Visualization

Scatterplots

AKA bivariate plots. They allow you to visualize the relationship between two continuous variables.

# import the data frame and name it “flights”
import::from(nycflights13, df_flights = flights)

# choose all rows related to Alaska Airlaine carrier
df_alaska_flights <- df_flights %>% 
  dplyr::filter(carrier == "AS")

# built a scatter plot
gg$ggplot(data = df_alaska_flights, 
          mapping = gg$aes(x = dep_delay, y = arr_delay)) +
  gg$geom_point()

Overplotting

When points are being plotted on top of each other over and over again and it is difficult to know the number of points being plotted.
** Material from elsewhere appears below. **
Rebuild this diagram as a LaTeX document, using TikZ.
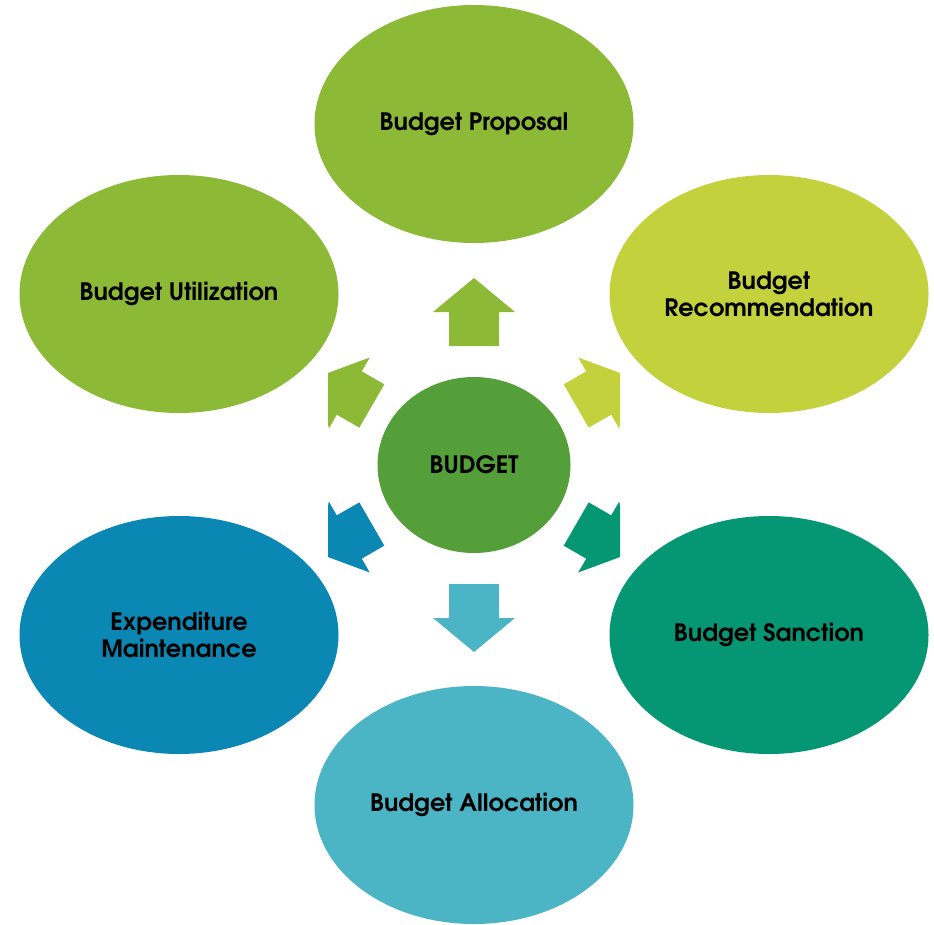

  • Method 1: Changing the transparency of the points

Setting the alpha argument in geom_point (usually, alpha argument is set by default at 1 point – 100% opaque). By specifying a value of alpha argument, we can change the transparency of the points (to less than 1).

df_alaska_flights <- df_flights %>% 
  dplyr::filter(carrier == "AS")

gg$ggplot(data = df_alaska_flights, 
          mapping = gg$aes(x = dep_delay, y = arr_delay)) +
  gg$geom_point(alpha = 0.2)
## Warning: Removed 5 rows containing missing values (geom_point).